During her almost 30-year tenure with NASA, Ericsson has made noteworthy contributions as an aerospace engineer, technologist, project and program manager and executive. Her satellite missions have included projects such as the X-Ray Timing Explorer, Tropical Rain Forest Measurement Mission and Wilkerson Microwave Anisotropy Probe. Today, she serves as new business lead for NASA’s Instrument Systems and Technology Division.
Ericsson has taught at Howard University, the University of Maryland and Bowie State University. She has been named one of the top 50 minority women working in science and engineering fields by the National Technical Association and was ranked 8 of 20 on the 2016 list of the Most Powerful Women Engineers by Business Insider. Ericsson is the 2022 American Society of Mechanical Engineers (ASME) Ralph Coates Roe Medal awardee, the highest award bestowed by ASME.
Ericsson is also a proponent of underrepresented groups in STEM fields, actively serving as a mentor to countless young women and minorities and supporting them with a curated pipeline of scholarship, grant, internship and employment opportunities.
Ericsson earned her bachelor’s degree in aeronautical/astronautical engineering from the Massachusetts Institute of Technology. During her time there, she was involved in several aerospace research projects and led the research for Manned Mars Mission crew systems for interplanetary vehicles for her senior project. She earned her master of engineering and Ph.D. in mechanical engineering at Howard University in Washington, D.C., where her research focused on developing practical design procedures for future orbiting space structures, like the Space Station.
Alondra Nelson
A scholar of science, technology, medicine and social inequality, Nelson is the Harold F. Linder Professor at the Institute for Advanced Study, an independent research center in Princeton, N.J. She currently leads the White House Office of Science and Technology Policy and is a deputy assistant to President Joe Biden.

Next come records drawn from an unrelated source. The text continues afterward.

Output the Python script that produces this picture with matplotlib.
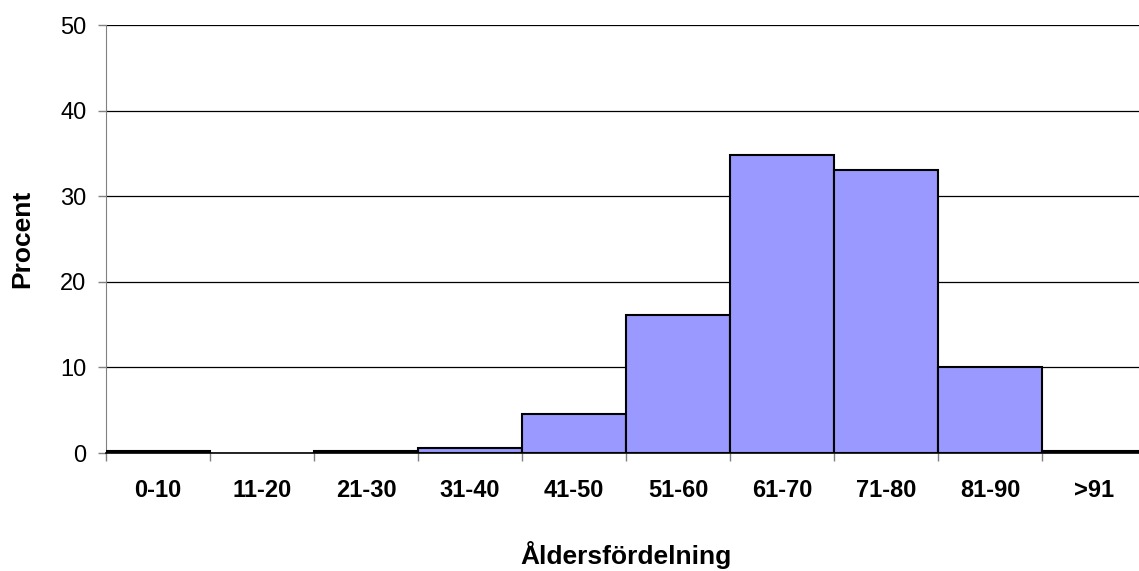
import matplotlib.pyplot as plt
import numpy as np

plt.rcParams["font.family"] = ["Liberation Sans", "DejaVu Sans"]

# Age groups and share of patients (%)
age_groups = ["0-10", "11-20", "21-30", "31-40", "41-50",
              "51-60", "61-70", "71-80", "81-90", ">91"]
percent = [0.2, 0.0, 0.2, 0.6, 4.6, 16.1, 34.8, 33.1, 10.0, 0.2]
y_ticks = [0, 10, 20, 30, 40, 50]

fig = plt.figure(figsize=(11.39, 5.71), dpi=100)
ax = fig.add_axes([106 / 1139, 1 - 453 / 571, 1040 / 1139, 428 / 571])

x = np.arange(len(age_groups))
widths = [1.5 if v > 0 else 0 for v in percent]
ax.bar(x, percent, width=1.0, color="#9999ff", edgecolor="black",
       linewidth=widths, zorder=3)

ax.set_xlim(-0.5, len(age_groups) - 0.5)
ax.set_ylim(0, 50)
ax.set_yticks(y_ticks)
ax.yaxis.grid(True, color="black", linewidth=0.9, zorder=0)

# category labels centred, tick marks on the bar boundaries
ax.set_xticks(x)
ax.set_xticklabels(age_groups, fontsize=17, fontweight="bold")
ax.tick_params(axis="x", which="major", length=0, pad=19)
ax.set_xticks(np.arange(-0.5, len(age_groups)), minor=True)
ax.tick_params(axis="x", which="minor", length=6, width=1, color="#808080",
               direction="out")
ax.tick_params(axis="y", labelsize=17, length=6, width=1, color="#808080",
               pad=8)

for side in ("top", "right"):
    ax.spines[side].set_visible(False)
ax.spines["left"].set_color("#808080")
ax.spines["bottom"].set_color("black")
ax.spines["bottom"].set_linewidth(1.2)
ax.spines["bottom"].set_zorder(4)

ax.set_ylabel("Procent", fontsize=19, fontweight="bold", labelpad=19)
ax.set_xlabel("Åldersfördelning", fontsize=19, fontweight="bold", labelpad=28)

fig.savefig("out.png", dpi=100)
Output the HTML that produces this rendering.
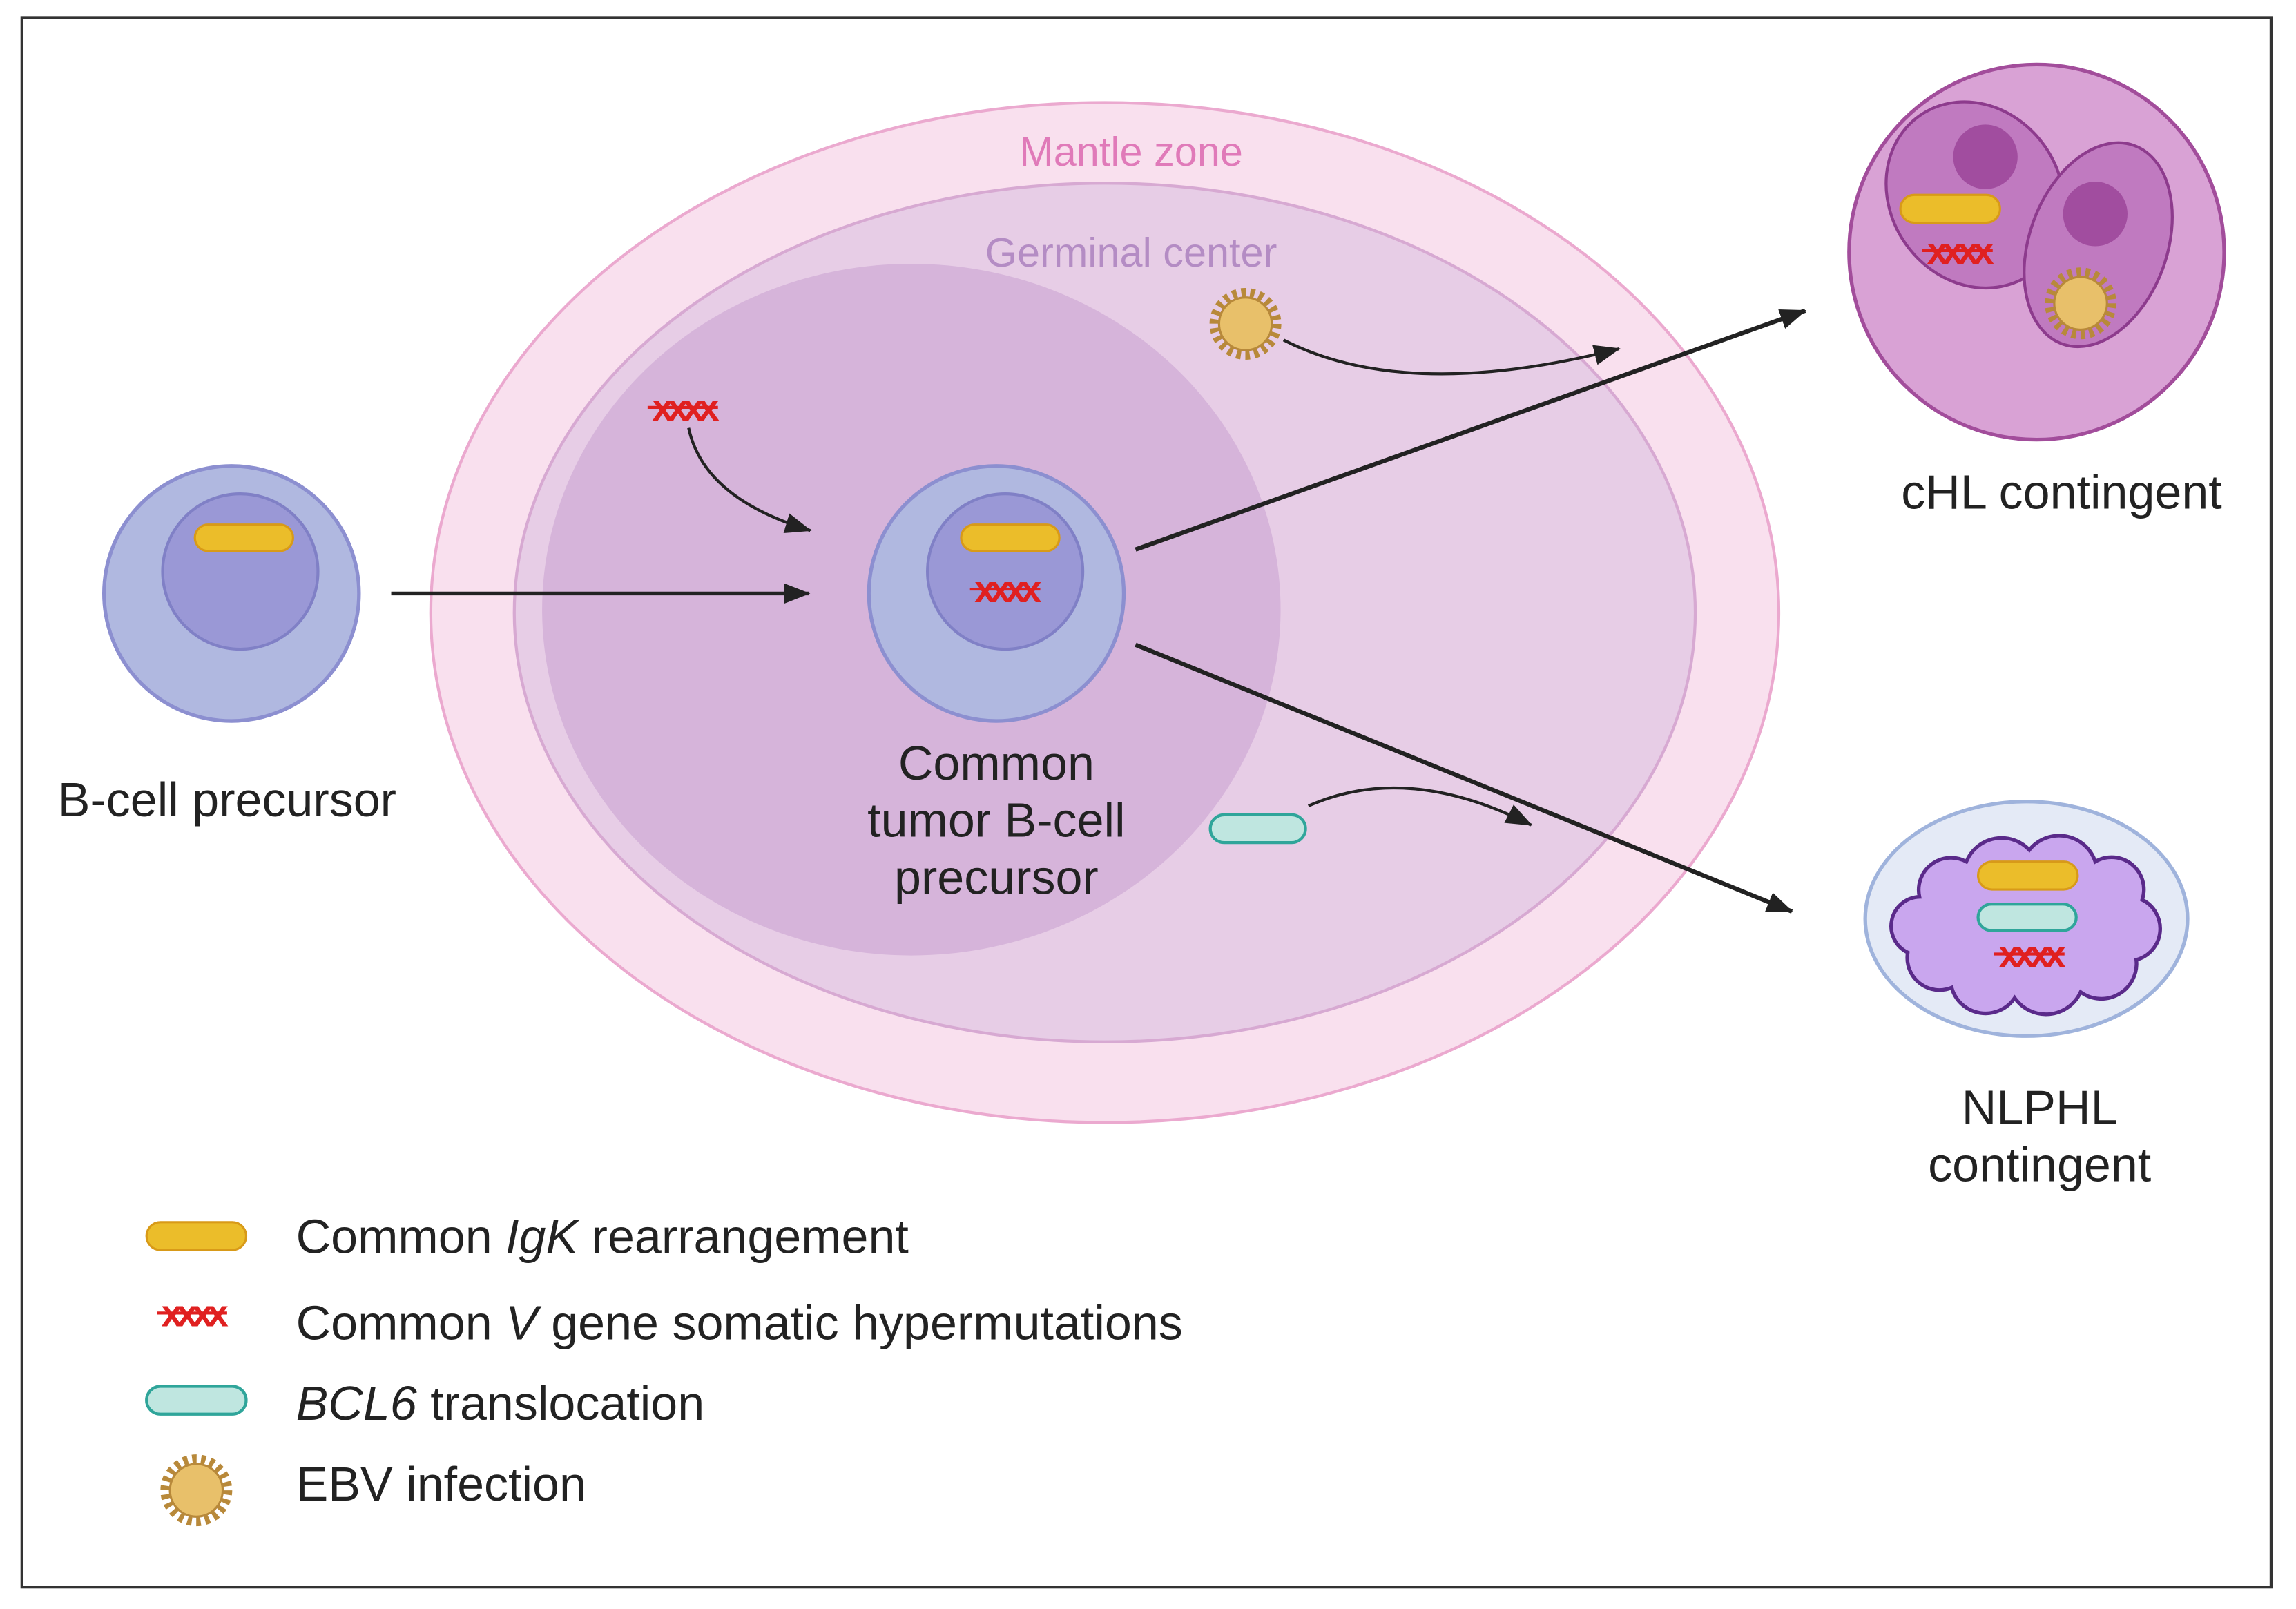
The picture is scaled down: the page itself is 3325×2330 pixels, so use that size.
<!DOCTYPE html>
<html><head><meta charset="utf-8"><style>
html,body{margin:0;padding:0;background:#fff}
svg{display:block}
text{font-family:"Liberation Sans",sans-serif}
</style></head><body>
<svg width="3325" height="2330" viewBox="0 0 1567 1098" preserveAspectRatio="none" xmlns="http://www.w3.org/2000/svg">
<defs>
<marker id="ah2" markerWidth="18" markerHeight="14" refX="17" refY="7" orient="auto" markerUnits="userSpaceOnUse" viewBox="0 0 18 14">
<path d="M0,0 L18,7 L0,14 z" fill="#222"/></marker>
<g id="xx">
<line x1="-24" y1="0" x2="24" y2="0" stroke="#e02020" stroke-width="2"/>
<text x="0" y="9" text-anchor="middle" font-size="26" font-weight="bold" fill="#e02020" letter-spacing="-4">xxxx</text>
</g>
<g id="star">
<circle r="21" fill="none" stroke="#b8893a" stroke-width="7" stroke-dasharray="3 3"/>
<circle r="18" fill="#e8c06a" stroke="#b8893a" stroke-width="1.5"/>
</g>
</defs>
<rect x="15" y="12" width="1535" height="1071" fill="#fff" stroke="#333" stroke-width="2"/>

<ellipse cx="754" cy="418" rx="460" ry="348" fill="#f9e0ee" stroke="#eba9cf" stroke-width="2"/>
<ellipse cx="754" cy="418" rx="403" ry="293" fill="#e7cde6" stroke="#d7a9d2" stroke-width="2"/>
<ellipse cx="622" cy="416" rx="252" ry="236" fill="#d6b4da"/>
<text x="772" y="113" text-anchor="middle" font-size="28" fill="#e07ab9">Mantle zone</text>
<text x="772" y="182" text-anchor="middle" font-size="28" fill="#b48cc4">Germinal center</text>

<circle cx="158" cy="405" r="87" fill="#b0b8e0" stroke="#8c8fd0" stroke-width="2.5"/>
<circle cx="164" cy="390" r="53" fill="#9a98d6" stroke="#8080c6" stroke-width="2"/>
<rect x="133" y="358" width="67" height="18" rx="9" fill="#ebbd2a" stroke="#d89a18" stroke-width="1.5"/>
<text x="155" y="557" text-anchor="middle" font-size="33" fill="#222">B-cell precursor</text>
<line x1="267" y1="405" x2="552" y2="405" stroke="#222" stroke-width="2.5" marker-end="url(#ah2)"/>

<circle cx="680" cy="405" r="87" fill="#b0b8e0" stroke="#8c8fd0" stroke-width="2.5"/>
<circle cx="686" cy="390" r="53" fill="#9a98d6" stroke="#8080c6" stroke-width="2"/>
<rect x="656" y="358" width="67" height="18" rx="9" fill="#ebbd2a" stroke="#d89a18" stroke-width="1.5"/>
<use href="#xx" x="686" y="402"/>
<text x="680" y="532" text-anchor="middle" font-size="33" fill="#222">Common</text>
<text x="680" y="571" text-anchor="middle" font-size="33" fill="#222">tumor B-cell</text>
<text x="680" y="610" text-anchor="middle" font-size="33" fill="#222">precursor</text>

<use href="#xx" x="466" y="278"/>
<path d="M470,292 Q480,340 553,362" fill="none" stroke="#222" stroke-width="2" marker-end="url(#ah2)"/>
<use href="#star" x="850" y="221"/>
<path d="M876,232 Q960,275 1105,238" fill="none" stroke="#222" stroke-width="2" marker-end="url(#ah2)"/>
<rect x="826" y="556" width="65" height="19" rx="9.5" fill="#bfe6e0" stroke="#2fa59a" stroke-width="2"/>
<path d="M893,550 Q960,520 1045,563" fill="none" stroke="#222" stroke-width="2" marker-end="url(#ah2)"/>

<line x1="775" y1="375" x2="1232" y2="212" stroke="#222" stroke-width="3" marker-end="url(#ah2)"/>
<line x1="775" y1="440" x2="1223" y2="622" stroke="#222" stroke-width="3" marker-end="url(#ah2)"/>

<circle cx="1390" cy="172" r="128" fill="#d9a2d5" stroke="#a24d9b" stroke-width="2.5"/>
<ellipse cx="1348" cy="133" rx="58" ry="66" transform="rotate(-35 1348 133)" fill="#c07ac0" stroke="#8d3b8d" stroke-width="2"/>
<ellipse cx="1432" cy="167" rx="47" ry="72" transform="rotate(20 1432 167)" fill="#c07ac0" stroke="#8d3b8d" stroke-width="2"/>
<circle cx="1355" cy="107" r="22" fill="#a14d9f"/>
<circle cx="1430" cy="146" r="22" fill="#a14d9f"/>
<rect x="1297" y="133" width="68" height="19" rx="9.5" fill="#ebbd2a" stroke="#d89a18" stroke-width="1.5"/>
<use href="#xx" x="1336" y="171"/>
<use href="#star" x="1420" y="207"/>
<text x="1407" y="347" text-anchor="middle" font-size="33" fill="#222">cHL contingent</text>

<ellipse cx="1383" cy="627" rx="110" ry="80" fill="#e4eaf6" stroke="#9fb3dc" stroke-width="2.5"/>
<path d="M1310,612 A22,22 0 0 1 1342,588 A26,26 0 0 1 1385,580 A26,26 0 0 1 1430,588 A22,22 0 0 1 1462,614 A22,22 0 0 1 1458,655 A24,24 0 0 1 1420,677 A26,26 0 0 1 1375,681 A24,24 0 0 1 1332,674 A22,22 0 0 1 1302,650 A20,20 0 0 1 1310,612 Z" fill="#c9a6ee" stroke="#5a2a8a" stroke-width="2.5"/>
<rect x="1350" y="588" width="68" height="19" rx="9.5" fill="#ebbd2a" stroke="#d89a18" stroke-width="1.5"/>
<rect x="1350" y="617" width="67" height="18" rx="9" fill="#bfe6e0" stroke="#2fa59a" stroke-width="2"/>
<use href="#xx" x="1385" y="651"/>
<text x="1392" y="767" text-anchor="middle" font-size="33" fill="#222">NLPHL</text>
<text x="1392" y="806" text-anchor="middle" font-size="33" fill="#222">contingent</text>

<rect x="100" y="834" width="68" height="19" rx="9.5" fill="#ebbd2a" stroke="#d89a18" stroke-width="1.5"/>
<text x="202" y="855" font-size="33" fill="#222">Common <tspan font-style="italic">IgK</tspan> rearrangement</text>
<use href="#xx" x="131" y="896"/>
<text x="202" y="914" font-size="33" fill="#222">Common <tspan font-style="italic">V</tspan> gene somatic hypermutations</text>
<rect x="100" y="946" width="68" height="19" rx="9.5" fill="#bfe6e0" stroke="#2fa59a" stroke-width="2"/>
<text x="202" y="969" font-size="33" fill="#222"><tspan font-style="italic">BCL6</tspan> translocation</text>
<use href="#star" x="134" y="1017"/>
<text x="202" y="1024" font-size="33" fill="#222">EBV infection</text>
</svg>
</body></html>
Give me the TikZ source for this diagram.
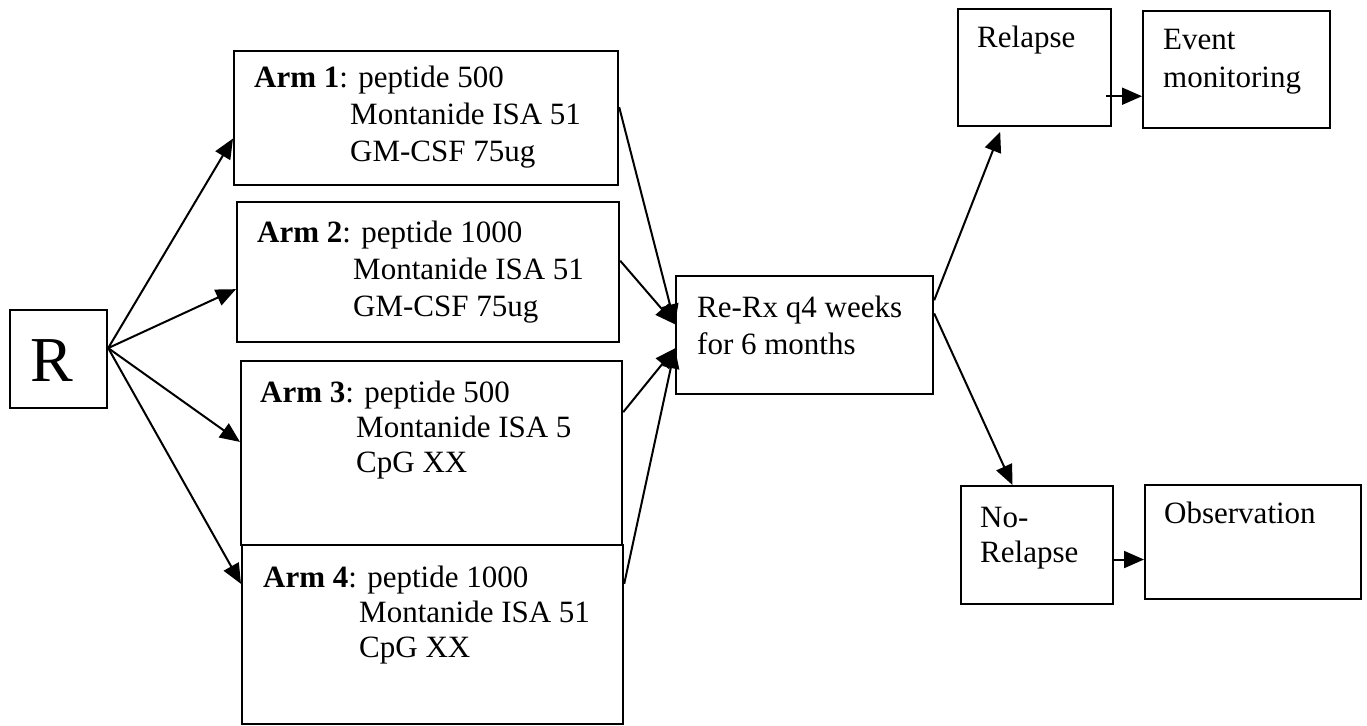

She served as the 14th president of the Social Science Research Council, an international research nonprofit. Nelson was previously professor of sociology at Columbia University, where she also served as the inaugural dean of social science. Nelson began her academic career on the faculty of Yale University, where she was recognized with the Poorvu Prize for interdisciplinary teaching excellence.
She has published award-winning, widely acclaimed articles and books, including The Social Life of DNA: Race, Reparations, and Reconciliation after the Genome and Body and Soul: The Black Panther Party and the Fight Against Medical Discrimination. Nelson is currently at work on a book about science and technology policy in the Obama administration; Society after Pandemic, an essay collection; and new research exploring the sociology of bioethics.
Nelson has contributed to national policy discussions on inequality and the social implications of new technologies, including artificial intelligence, big data and human gene editing. Her essays, reviews and commentary have appeared in The New York Times, The Washington Post, The Wall Street Journal, Nature, WIRED and Le Nouvel Observateur, and on National Public Radio, BBC Radio, The New Yorker Radio Hour and PBS Newshour, among other venues.
Nelson serves as an advisor to the Obama Presidency Oral History Project. Prior to her White House appointment, she served on the boards of the American Association for the Advancement of Science, the Andrew W. Mellon Foundation, the Russell Sage Foundation, the Teagle Foundation, the Data & Society Research Institute and the United States International University: Africa.